**SOURCE DATA**
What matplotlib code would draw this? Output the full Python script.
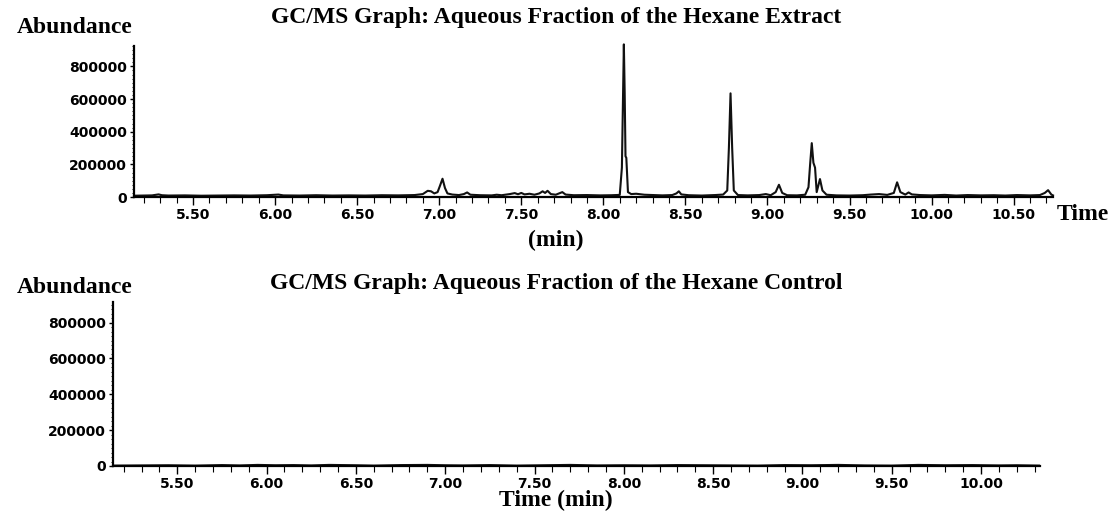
import matplotlib.pyplot as plt
from matplotlib.ticker import MultipleLocator, FixedLocator

# extract trace (time in min, abundance)
extract_time = [5.14, 5.20, 5.25, 5.29, 5.31, 5.35, 5.45, 5.55, 5.65, 5.75, 5.85, 5.95, 6.02, 6.05,
                6.15, 6.25, 6.35, 6.45, 6.55, 6.65, 6.75, 6.85, 6.90, 6.93, 6.95, 6.97, 6.99, 7.005,
                7.02, 7.035, 7.05, 7.08, 7.12, 7.15, 7.17, 7.19, 7.25, 7.32, 7.35, 7.38, 7.43, 7.46,
                7.48, 7.50, 7.52, 7.55, 7.58, 7.61, 7.63, 7.645, 7.66, 7.68, 7.71, 7.73, 7.75, 7.77,
                7.82, 7.90, 7.98, 8.05, 8.10, 8.113, 8.12, 8.125, 8.13, 8.135, 8.14, 8.15, 8.17, 8.20,
                8.25, 8.30, 8.36, 8.42, 8.445, 8.46, 8.475, 8.52, 8.60, 8.68, 8.73, 8.755, 8.765,
                8.775, 8.785, 8.795, 8.82, 8.88, 8.95, 8.99, 9.02, 9.05, 9.07, 9.09, 9.12, 9.18,
                9.23, 9.25, 9.26, 9.27, 9.28, 9.29, 9.30, 9.32, 9.335, 9.36, 9.42, 9.50, 9.58, 9.63,
                9.68, 9.73, 9.77, 9.79, 9.81, 9.84, 9.86, 9.88, 9.93, 10.00, 10.08, 10.15, 10.22,
                10.30, 10.38, 10.45, 10.52, 10.60, 10.66, 10.69, 10.71, 10.73, 10.74]
extract_abund = [8000, 9000, 10000, 16000, 11000, 9000, 10000, 8000, 9000, 10000, 9000, 11000, 15000, 10000,
                 9000, 11000, 9000, 10000, 9000, 11000, 10000, 12000, 18000, 38000, 35000, 22000, 30000, 70000,
                 112000, 55000, 22000, 15000, 12000, 18000, 28000, 14000, 11000, 10000, 14000, 11000, 18000, 24000,
                 17000, 25000, 16000, 20000, 14000, 22000, 35000, 25000, 38000, 18000, 14000, 22000, 30000, 15000,
                 11000, 12000, 10000, 11000, 13000, 180000, 620000, 935000, 640000, 250000, 240000, 30000, 18000, 20000,
                 14000, 12000, 10000, 12000, 22000, 35000, 16000, 11000, 9000, 12000, 15000, 40000, 300000,
                 635000, 300000, 40000, 12000, 10000, 12000, 18000, 11000, 30000, 75000, 25000, 11000, 10000,
                 14000, 60000, 200000, 330000, 210000, 180000, 30000, 110000, 40000, 14000, 10000, 9000, 11000, 15000,
                 18000, 13000, 25000, 90000, 30000, 15000, 28000, 16000, 12000, 10000, 13000, 9000, 12000,
                 10000, 11000, 9000, 12000, 10000, 12000, 25000, 42000, 15000, 10000]

# control trace: essentially flat
control_time = [5.14, 5.30, 5.45, 5.60, 5.75, 5.85, 5.95, 6.05, 6.15, 6.25, 6.35, 6.50, 6.60, 6.75,
                6.90, 7.00, 7.10, 7.25, 7.40, 7.55, 7.70, 7.85, 8.00, 8.15, 8.30, 8.45, 8.60, 8.75,
                8.90, 9.05, 9.20, 9.35, 9.50, 9.65, 9.80, 9.95, 10.10, 10.20, 10.33]
control_abund = [4000, 5000, 6000, 4000, 7000, 5000, 8000, 6000, 7000, 5000, 8000, 6000, 4000, 7000,
                 8000, 6000, 5000, 7000, 4000, 6000, 8000, 5000, 6000, 5000, 7000, 6000, 5000, 4000,
                 7000, 6000, 8000, 5000, 4000, 8000, 6000, 7000, 5000, 6000, 4000]

y_ticks = [0, 200000, 400000, 600000, 800000]
x_ticks_top = [5.5, 6.0, 6.5, 7.0, 7.5, 8.0, 8.5, 9.0, 9.5, 10.0, 10.5]
x_ticks_bottom = [5.5, 6.0, 6.5, 7.0, 7.5, 8.0, 8.5, 9.0, 9.5, 10.0]

serif = 'Liberation Serif'
tickfont = {'family': 'DejaVu Sans', 'weight': 'bold', 'size': 10}

fig = plt.figure(figsize=(11.11, 5.14), dpi=100)
ax1 = fig.add_axes([0.1206, 0.6167, 0.8272, 0.2938])
ax2 = fig.add_axes([0.1017, 0.0934, 0.8344, 0.3191])


def style_axis(ax, xlim, ylim, xticks):
    ax.set_xlim(*xlim)
    ax.set_ylim(*ylim)
    for s in ['top', 'right']:
        ax.spines[s].set_visible(False)
    for s in ['left', 'bottom']:
        ax.spines[s].set_linewidth(1.6)
    ax.xaxis.set_major_locator(FixedLocator(xticks))
    ax.xaxis.set_minor_locator(MultipleLocator(0.1))
    ax.yaxis.set_major_locator(FixedLocator(y_ticks))
    ax.yaxis.set_minor_locator(MultipleLocator(25000))
    ax.set_xticklabels(['%.2f' % v for v in xticks], fontdict=tickfont)
    ax.set_yticklabels([str(v) for v in y_ticks], fontdict=tickfont)
    ax.tick_params(axis='x', which='major', length=6, width=1, pad=2)
    ax.tick_params(axis='x', which='minor', length=4, width=0.8)
    ax.tick_params(axis='y', which='major', length=3, width=1, pad=2)
    ax.tick_params(axis='y', which='minor', length=1.5, width=0.6)


ax1.plot(extract_time, extract_abund, color='#111111', lw=1.5, clip_on=False)
style_axis(ax1, (5.14, 10.74), (0, 925000), x_ticks_top)

ax2.plot(control_time, control_abund, color='#111111', lw=1.0)
style_axis(ax2, (5.14, 10.33), (0, 915000), x_ticks_bottom)

fig.text(0.015, 0.947, 'Abundance', family=serif, weight='bold', fontsize=17, va='center')
fig.text(0.501, 0.965, 'GC/MS Graph: Aqueous Fraction of the Hexane Extract',
         family=serif, weight='bold', fontsize=17, ha='center', va='center')
fig.text(0.951, 0.582, 'Time', family=serif, weight='bold', fontsize=17, va='center')
fig.text(0.5, 0.533, '(min)', family=serif, weight='bold', fontsize=17, ha='center', va='center')

fig.text(0.015, 0.441, 'Abundance', family=serif, weight='bold', fontsize=17, va='center')
fig.text(0.501, 0.449, 'GC/MS Graph: Aqueous Fraction of the Hexane Control',
         family=serif, weight='bold', fontsize=17, ha='center', va='center')
fig.text(0.5, 0.027, 'Time (min)', family=serif, weight='bold', fontsize=17, ha='center', va='center')

fig.savefig('out.png', dpi=100)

**WHAT THE TASK REQUIRES**
Write the listing above out again exactly, dropping each image.

**ANSWER TO THIS PROBLEM**
What matplotlib code would draw this? Output the full Python script.
import matplotlib.pyplot as plt
from matplotlib.ticker import MultipleLocator, FixedLocator

# extract trace (time in min, abundance)
extract_time = [5.14, 5.20, 5.25, 5.29, 5.31, 5.35, 5.45, 5.55, 5.65, 5.75, 5.85, 5.95, 6.02, 6.05,
                6.15, 6.25, 6.35, 6.45, 6.55, 6.65, 6.75, 6.85, 6.90, 6.93, 6.95, 6.97, 6.99, 7.005,
                7.02, 7.035, 7.05, 7.08, 7.12, 7.15, 7.17, 7.19, 7.25, 7.32, 7.35, 7.38, 7.43, 7.46,
                7.48, 7.50, 7.52, 7.55, 7.58, 7.61, 7.63, 7.645, 7.66, 7.68, 7.71, 7.73, 7.75, 7.77,
                7.82, 7.90, 7.98, 8.05, 8.10, 8.113, 8.12, 8.125, 8.13, 8.135, 8.14, 8.15, 8.17, 8.20,
                8.25, 8.30, 8.36, 8.42, 8.445, 8.46, 8.475, 8.52, 8.60, 8.68, 8.73, 8.755, 8.765,
                8.775, 8.785, 8.795, 8.82, 8.88, 8.95, 8.99, 9.02, 9.05, 9.07, 9.09, 9.12, 9.18,
                9.23, 9.25, 9.26, 9.27, 9.28, 9.29, 9.30, 9.32, 9.335, 9.36, 9.42, 9.50, 9.58, 9.63,
                9.68, 9.73, 9.77, 9.79, 9.81, 9.84, 9.86, 9.88, 9.93, 10.00, 10.08, 10.15, 10.22,
                10.30, 10.38, 10.45, 10.52, 10.60, 10.66, 10.69, 10.71, 10.73, 10.74]
extract_abund = [8000, 9000, 10000, 16000, 11000, 9000, 10000, 8000, 9000, 10000, 9000, 11000, 15000, 10000,
                 9000, 11000, 9000, 10000, 9000, 11000, 10000, 12000, 18000, 38000, 35000, 22000, 30000, 70000,
                 112000, 55000, 22000, 15000, 12000, 18000, 28000, 14000, 11000, 10000, 14000, 11000, 18000, 24000,
                 17000, 25000, 16000, 20000, 14000, 22000, 35000, 25000, 38000, 18000, 14000, 22000, 30000, 15000,
                 11000, 12000, 10000, 11000, 13000, 180000, 620000, 935000, 640000, 250000, 240000, 30000, 18000, 20000,
                 14000, 12000, 10000, 12000, 22000, 35000, 16000, 11000, 9000, 12000, 15000, 40000, 300000,
                 635000, 300000, 40000, 12000, 10000, 12000, 18000, 11000, 30000, 75000, 25000, 11000, 10000,
                 14000, 60000, 200000, 330000, 210000, 180000, 30000, 110000, 40000, 14000, 10000, 9000, 11000, 15000,
                 18000, 13000, 25000, 90000, 30000, 15000, 28000, 16000, 12000, 10000, 13000, 9000, 12000,
                 10000, 11000, 9000, 12000, 10000, 12000, 25000, 42000, 15000, 10000]

# control trace: essentially flat
control_time = [5.14, 5.30, 5.45, 5.60, 5.75, 5.85, 5.95, 6.05, 6.15, 6.25, 6.35, 6.50, 6.60, 6.75,
                6.90, 7.00, 7.10, 7.25, 7.40, 7.55, 7.70, 7.85, 8.00, 8.15, 8.30, 8.45, 8.60, 8.75,
                8.90, 9.05, 9.20, 9.35, 9.50, 9.65, 9.80, 9.95, 10.10, 10.20, 10.33]
control_abund = [4000, 5000, 6000, 4000, 7000, 5000, 8000, 6000, 7000, 5000, 8000, 6000, 4000, 7000,
                 8000, 6000, 5000, 7000, 4000, 6000, 8000, 5000, 6000, 5000, 7000, 6000, 5000, 4000,
                 7000, 6000, 8000, 5000, 4000, 8000, 6000, 7000, 5000, 6000, 4000]

y_ticks = [0, 200000, 400000, 600000, 800000]
x_ticks_top = [5.5, 6.0, 6.5, 7.0, 7.5, 8.0, 8.5, 9.0, 9.5, 10.0, 10.5]
x_ticks_bottom = [5.5, 6.0, 6.5, 7.0, 7.5, 8.0, 8.5, 9.0, 9.5, 10.0]

serif = 'Liberation Serif'
tickfont = {'family': 'DejaVu Sans', 'weight': 'bold', 'size': 10}

fig = plt.figure(figsize=(11.11, 5.14), dpi=100)
ax1 = fig.add_axes([0.1206, 0.6167, 0.8272, 0.2938])
ax2 = fig.add_axes([0.1017, 0.0934, 0.8344, 0.3191])


def style_axis(ax, xlim, ylim, xticks):
    ax.set_xlim(*xlim)
    ax.set_ylim(*ylim)
    for s in ['top', 'right']:
        ax.spines[s].set_visible(False)
    for s in ['left', 'bottom']:
        ax.spines[s].set_linewidth(1.6)
    ax.xaxis.set_major_locator(FixedLocator(xticks))
    ax.xaxis.set_minor_locator(MultipleLocator(0.1))
    ax.yaxis.set_major_locator(FixedLocator(y_ticks))
    ax.yaxis.set_minor_locator(MultipleLocator(25000))
    ax.set_xticklabels(['%.2f' % v for v in xticks], fontdict=tickfont)
    ax.set_yticklabels([str(v) for v in y_ticks], fontdict=tickfont)
    ax.tick_params(axis='x', which='major', length=6, width=1, pad=2)
    ax.tick_params(axis='x', which='minor', length=4, width=0.8)
    ax.tick_params(axis='y', which='major', length=3, width=1, pad=2)
    ax.tick_params(axis='y', which='minor', length=1.5, width=0.6)


ax1.plot(extract_time, extract_abund, color='#111111', lw=1.5, clip_on=False)
style_axis(ax1, (5.14, 10.74), (0, 925000), x_ticks_top)

ax2.plot(control_time, control_abund, color='#111111', lw=1.0)
style_axis(ax2, (5.14, 10.33), (0, 915000), x_ticks_bottom)

fig.text(0.015, 0.947, 'Abundance', family=serif, weight='bold', fontsize=17, va='center')
fig.text(0.501, 0.965, 'GC/MS Graph: Aqueous Fraction of the Hexane Extract',
         family=serif, weight='bold', fontsize=17, ha='center', va='center')
fig.text(0.951, 0.582, 'Time', family=serif, weight='bold', fontsize=17, va='center')
fig.text(0.5, 0.533, '(min)', family=serif, weight='bold', fontsize=17, ha='center', va='center')

fig.text(0.015, 0.441, 'Abundance', family=serif, weight='bold', fontsize=17, va='center')
fig.text(0.501, 0.449, 'GC/MS Graph: Aqueous Fraction of the Hexane Control',
         family=serif, weight='bold', fontsize=17, ha='center', va='center')
fig.text(0.5, 0.027, 'Time (min)', family=serif, weight='bold', fontsize=17, ha='center', va='center')

fig.savefig('out.png', dpi=100)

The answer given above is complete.